Ducky are one of the top brands for Gaming Mechanical Keyboards in the industry, combining sleek aesthetics with a sturdy build quality that will serve your fingertips for years if well looked after. Let's take a look at one of Ducky's latest offerings, the Ducky One2 Mini RGB Keyboard.
The Ducky One2 Mini RGB Keyboards currently comes in a variety of switches, using their Brown, Blue, Red, Black, SIlver or a Silent switch for the people who want the quieter typing experience. As you can see above, it's a much smaller keyboard, but that is to be expected when it has the word Mini in the product title.
The keyboard is labelled as a 60% keyboard which if you're more of an oversized human being similar to me with larger hands, this might initially look like it could cause you issues to get used to and you might think you're paying the same price or even more for a much smaller keyboard, where's the value?
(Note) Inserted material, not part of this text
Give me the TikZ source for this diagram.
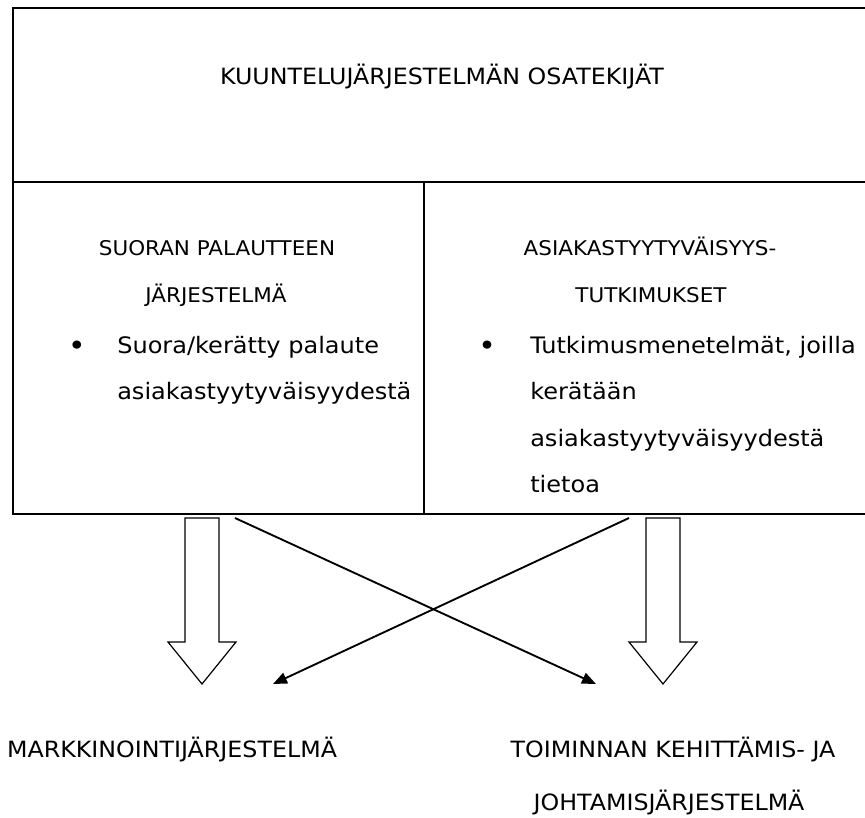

But you know with a Ducky keyboard you're getting such a well built and high quality piece of kit, this should not be a worry for you at all.
Then you've got the RGB factor of these keyboards, RGB is everywhere right now, if you've maxed out the fans on your PC you're then moving on to what else is on your desk and getting as much colour into your peripherals next like your keyboard, mouse and so on.
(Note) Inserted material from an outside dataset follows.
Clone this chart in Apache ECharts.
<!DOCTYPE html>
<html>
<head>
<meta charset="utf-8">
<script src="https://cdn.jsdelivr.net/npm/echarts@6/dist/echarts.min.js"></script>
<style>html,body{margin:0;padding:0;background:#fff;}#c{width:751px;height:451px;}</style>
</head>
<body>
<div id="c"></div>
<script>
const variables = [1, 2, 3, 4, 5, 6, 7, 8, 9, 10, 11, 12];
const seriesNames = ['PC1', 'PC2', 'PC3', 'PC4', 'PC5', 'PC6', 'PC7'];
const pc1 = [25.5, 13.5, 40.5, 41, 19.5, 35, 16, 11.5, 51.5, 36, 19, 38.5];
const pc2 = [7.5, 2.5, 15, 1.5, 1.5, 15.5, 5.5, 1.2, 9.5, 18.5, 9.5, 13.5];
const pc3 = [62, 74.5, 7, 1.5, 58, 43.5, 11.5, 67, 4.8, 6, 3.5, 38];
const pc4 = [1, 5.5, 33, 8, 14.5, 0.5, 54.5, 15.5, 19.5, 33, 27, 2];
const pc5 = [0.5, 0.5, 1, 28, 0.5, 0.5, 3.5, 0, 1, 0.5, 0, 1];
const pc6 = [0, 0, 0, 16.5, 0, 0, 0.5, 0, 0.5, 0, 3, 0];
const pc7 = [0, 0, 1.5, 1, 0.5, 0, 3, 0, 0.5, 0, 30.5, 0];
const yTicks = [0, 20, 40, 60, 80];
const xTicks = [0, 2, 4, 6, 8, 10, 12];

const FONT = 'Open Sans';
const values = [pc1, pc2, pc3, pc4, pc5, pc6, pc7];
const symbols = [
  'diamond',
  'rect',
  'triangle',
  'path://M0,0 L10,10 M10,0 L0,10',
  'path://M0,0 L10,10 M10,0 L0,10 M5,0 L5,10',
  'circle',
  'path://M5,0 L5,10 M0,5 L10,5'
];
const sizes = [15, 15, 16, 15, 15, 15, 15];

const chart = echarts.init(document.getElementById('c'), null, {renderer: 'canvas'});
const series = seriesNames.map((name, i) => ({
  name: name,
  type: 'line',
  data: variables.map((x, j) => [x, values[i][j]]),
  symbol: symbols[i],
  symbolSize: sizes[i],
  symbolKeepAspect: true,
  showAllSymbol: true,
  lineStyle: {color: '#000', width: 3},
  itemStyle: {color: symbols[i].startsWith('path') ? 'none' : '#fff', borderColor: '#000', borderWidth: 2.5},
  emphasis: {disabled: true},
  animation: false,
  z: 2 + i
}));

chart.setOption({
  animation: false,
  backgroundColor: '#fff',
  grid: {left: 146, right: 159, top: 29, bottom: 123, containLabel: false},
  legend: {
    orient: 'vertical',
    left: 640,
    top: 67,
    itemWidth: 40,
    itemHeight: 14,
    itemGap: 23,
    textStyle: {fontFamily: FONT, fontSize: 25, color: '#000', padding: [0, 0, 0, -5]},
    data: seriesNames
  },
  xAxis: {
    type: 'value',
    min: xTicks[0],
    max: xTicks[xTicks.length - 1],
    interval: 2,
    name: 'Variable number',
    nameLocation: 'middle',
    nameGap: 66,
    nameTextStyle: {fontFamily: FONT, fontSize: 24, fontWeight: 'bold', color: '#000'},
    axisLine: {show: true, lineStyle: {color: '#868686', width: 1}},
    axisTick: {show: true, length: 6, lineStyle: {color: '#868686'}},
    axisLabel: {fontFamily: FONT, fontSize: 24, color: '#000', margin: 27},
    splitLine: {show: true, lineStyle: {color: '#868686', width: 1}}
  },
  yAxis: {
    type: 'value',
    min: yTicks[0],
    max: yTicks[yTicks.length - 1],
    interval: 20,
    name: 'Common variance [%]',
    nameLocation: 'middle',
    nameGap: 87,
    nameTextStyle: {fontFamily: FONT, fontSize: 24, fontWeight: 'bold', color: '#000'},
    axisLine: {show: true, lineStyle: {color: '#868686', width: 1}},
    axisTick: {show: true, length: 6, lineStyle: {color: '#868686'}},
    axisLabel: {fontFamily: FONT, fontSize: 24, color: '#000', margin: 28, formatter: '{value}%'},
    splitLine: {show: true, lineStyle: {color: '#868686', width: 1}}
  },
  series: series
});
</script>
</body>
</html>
The price of these keyboards are currently set around £110, which places them in the higher end bracket for keyboards however it sits competively alongside similar ones from other places like Cooler Master, Asus, Corsair, Thermaltake and Steelseries so the price ius nothing unusual and should absolutely not be something to put you off, if anything for a well made keyboard with so many features this is actually a great price.
Below is a thorough review on the Duck One 2 Mini RGB Keyboard by Brandon Taylor, who claims it as the best mechanical keyboard of the year in the title of the video.
In this video, Brandon runs through all the functions of the Ducky keyboards and his preferences when using it, such as the angle of the keyboard and his Switch preference, the Cherry MX Red Switch and provides a sound test of when using it which is a good visual/audio reference for people when choosing which type of switch they want.
He also talks about the issue I briefly touched upon earlier in this piece, the size issue of the keyboard as it is a 60% keyboard so much smaller than a standard keyboard which could cause some people issues, as naturally your brain, hands and fingers get used to keys being in certain locations and distances from each other, moving to a smaller keyboard will probably cause you some initial issues going from certain keys to others across the keyboard but eventually you should get used to it.
Here's another review video Brett Moore which also has a few other bits such as an initial unboxing and then also focuses on running you hrough some initial first time setup bits and look at all of the different modes to get your keyboard to sync up to the rest of your kit or if it's your first RGB peripheral, all of the different types of modes you can have such as Wave, Rainbow and so forth. All of this comes in the manual you get with the keyboard but it is nice to see all of the different modes visually so you know what you can do with it before you get it..
A final review from BadSeed Tech below gives you a lot more info about the individual specs of the keyboard, early on pointing out how the photos don't do the keyboard justice and it's a much nicer looking bit of kit when you finally get your hands on it.
A key point from this is around 1:31 when he points out how heavy the kit is, I've spoken to lots of engineers / network engineers in my time who always believe that you can tell how good a quality a bit of kit is really quickly after picking it up and getting a feel of it. When it comes to keyboards, often a heavier and sturdier bit of kit will mean it's a much better build quality and thus will last you longer.